When a mother is pregnant with her baby, the placenta attaches to the uterine wall to provide oxygen and food to the baby and remove waste. The placenta is an organ inside the uterus. In a normal pregnancy, the placenta naturally attaches itself to the uterus’s top or side.
What is placenta previa?
Placenta previa happens when the placenta attaches itself to a lower place in the uterus and covers its opening, either wholly or partially. While the problem can sometimes correct itself by itself, it often does not- requiring a prompt diagnosis and medical intervention.
What happens if your doctor does not detect, diagnose and treat placenta previa in time?

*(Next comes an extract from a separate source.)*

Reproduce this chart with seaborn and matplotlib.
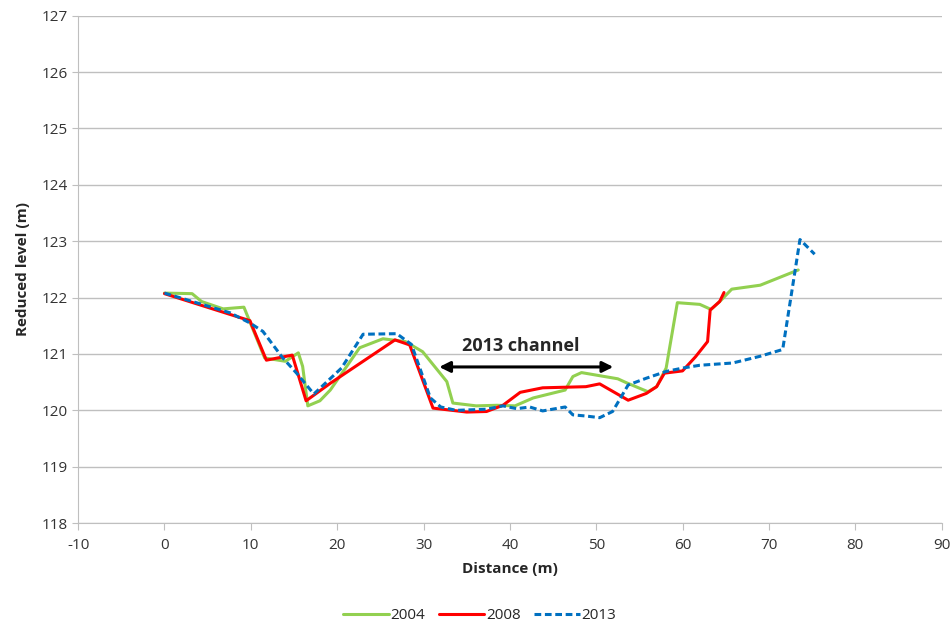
import pandas as pd
import seaborn as sns
import matplotlib.pyplot as plt

# 各年の断面データ（距離, 標高）
x_2004 = [0.0, 3.2, 4.3, 6.8, 9.2, 11.6, 14.0, 15.5, 16.0, 16.6, 18.0, 19.2, 22.6, 25.3,
          27.9, 29.9, 32.7, 33.4, 36.1, 38.5, 40.6, 42.7, 46.4, 47.3, 48.3, 52.5, 53.5,
          56.0, 57.0, 58.1, 59.4, 62.0, 63.3, 64.5, 65.7, 69.0, 73.4]
y_2004 = [122.08, 122.07, 121.93, 121.80, 121.83, 120.93, 120.87, 121.02, 120.78, 120.08,
          120.17, 120.36, 121.11, 121.27, 121.22, 121.04, 120.51, 120.13, 120.08, 120.09,
          120.08, 120.22, 120.36, 120.60, 120.67, 120.56, 120.49, 120.33, 120.42, 120.75,
          121.91, 121.88, 121.79, 121.96, 122.15, 122.22, 122.49]

x_2008 = [0.0, 9.9, 11.8, 14.8, 16.4, 19.2, 26.7, 28.4, 31.1, 35.0, 37.3, 39.2, 41.2,
          43.8, 48.8, 50.4, 53.7, 55.8, 57.0, 57.9, 60.0, 61.5, 62.9, 63.2, 64.3, 64.8]
y_2008 = [122.07, 121.59, 120.89, 120.98, 120.17, 120.48, 121.25, 121.16, 120.04, 119.97,
          119.98, 120.09, 120.32, 120.40, 120.42, 120.47, 120.18, 120.30, 120.42, 120.66,
          120.70, 120.95, 121.22, 121.78, 121.93, 122.09]

x_2013 = [0.0, 7.6, 9.9, 11.4, 13.7, 15.3, 17.3, 20.5, 23.0, 26.9, 28.6, 30.8, 32.0, 33.8,
          37.3, 39.2, 40.8, 42.3, 43.8, 46.4, 47.3, 48.8, 50.4, 51.9, 53.7, 55.8, 58.1,
          60.0, 62.0, 65.8, 69.0, 71.6, 73.6, 75.3]
y_2013 = [122.08, 121.73, 121.55, 121.40, 120.93, 120.66, 120.29, 120.75, 121.35, 121.36,
          121.17, 120.22, 120.06, 120.00, 120.02, 120.08, 120.03, 120.06, 119.99, 120.06,
          119.92, 119.90, 119.87, 119.98, 120.45, 120.57, 120.69, 120.75, 120.80, 120.84,
          120.96, 121.08, 123.03, 122.77]

years = ['2004', '2008', '2013']
colors = ['#92D050', '#FF0000', '#0070C0']

df = pd.concat([
    pd.DataFrame({'distance': x_2004, 'level': y_2004, 'year': '2004'}),
    pd.DataFrame({'distance': x_2008, 'level': y_2008, 'year': '2008'}),
    pd.DataFrame({'distance': x_2013, 'level': y_2013, 'year': '2013'}),
])

sns.set_style('white')
plt.rcParams['font.family'] = ['Open Sans', 'DejaVu Sans']
plt.rcParams['axes.unicode_minus'] = False

fig = plt.figure(figsize=(9.53, 6.28), dpi=100)
ax = fig.add_axes([0.082, 0.167, 0.906, 0.808])

sns.lineplot(data=df, x='distance', y='level', hue='year', style='year',
             palette=dict(zip(years, colors)),
             dashes={'2004': '', '2008': '', '2013': (2.2, 1.2)},
             sort=False, estimator=None, linewidth=2.2, ax=ax)

# 矢印と注記
ax.annotate('', xy=(31.5, 120.77), xytext=(52.3, 120.77),
            arrowprops=dict(arrowstyle='<|-|>', color='black', lw=2.2,
                            mutation_scale=16))
ax.text(41.3, 120.98, '2013 channel', ha='center', va='bottom',
        fontsize=13, fontweight='bold')

ax.set_xlim(-10, 90)
ax.set_ylim(118, 127)
ax.set_xticks(range(-10, 91, 10))
ax.set_yticks(range(118, 128))
ax.yaxis.grid(True, color='#BFBFBF', linewidth=1)
ax.xaxis.grid(False)
for s in ['top', 'right']:
    ax.spines[s].set_visible(False)
for s in ['left', 'bottom']:
    ax.spines[s].set_color('#BFBFBF')
ax.tick_params(axis='x', bottom=True, length=5, color='#BFBFBF', labelsize=11,
               labelcolor='#333333', pad=6)
ax.tick_params(axis='y', left=True, length=4, color='#BFBFBF', labelsize=11,
               labelcolor='#333333')
ax.set_xlabel('Distance (m)', fontsize=11, fontweight='bold', labelpad=6)
ax.set_ylabel('Reduced level (m)', fontsize=11, fontweight='bold', labelpad=8)

handles, labels = ax.get_legend_handles_labels()
ax.legend(handles, labels, loc='upper center', bbox_to_anchor=(0.465, -0.14),
          ncol=3, frameon=False, fontsize=11, handlelength=3.0,
          columnspacing=0.9, handletextpad=0.1)

plt.savefig('out.png', dpi=100)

Failure to detect, diagnose and treat placenta previa can seriously harm the mother and her baby. For the mother, the condition can lead to acute blood loss, which in turn can necessitate time-sensitive blood transfusions. The disease can be fatal to the mother if she loses too much blood.
For the baby, the condition can lead to premature birth, which requires treatment, often using corticosteroids to speed up the baby’s lung development if they are born early.
Because failing to diagnose placenta previa can lead to premature birth, the baby can suffer severe brain injuries, including cerebral palsy and hypoxic-ischemic encephalopathy, which can develop if the baby’s brain experiences a decrease in oxygen or blood flow.
If you experienced placenta previa and your doctor did not detect, diagnose and treat it in time, and it caused injuries to you or your baby, you may be able to recover damages. Failing to diagnose this condition constitutes a breach of a doctor’s duty of care.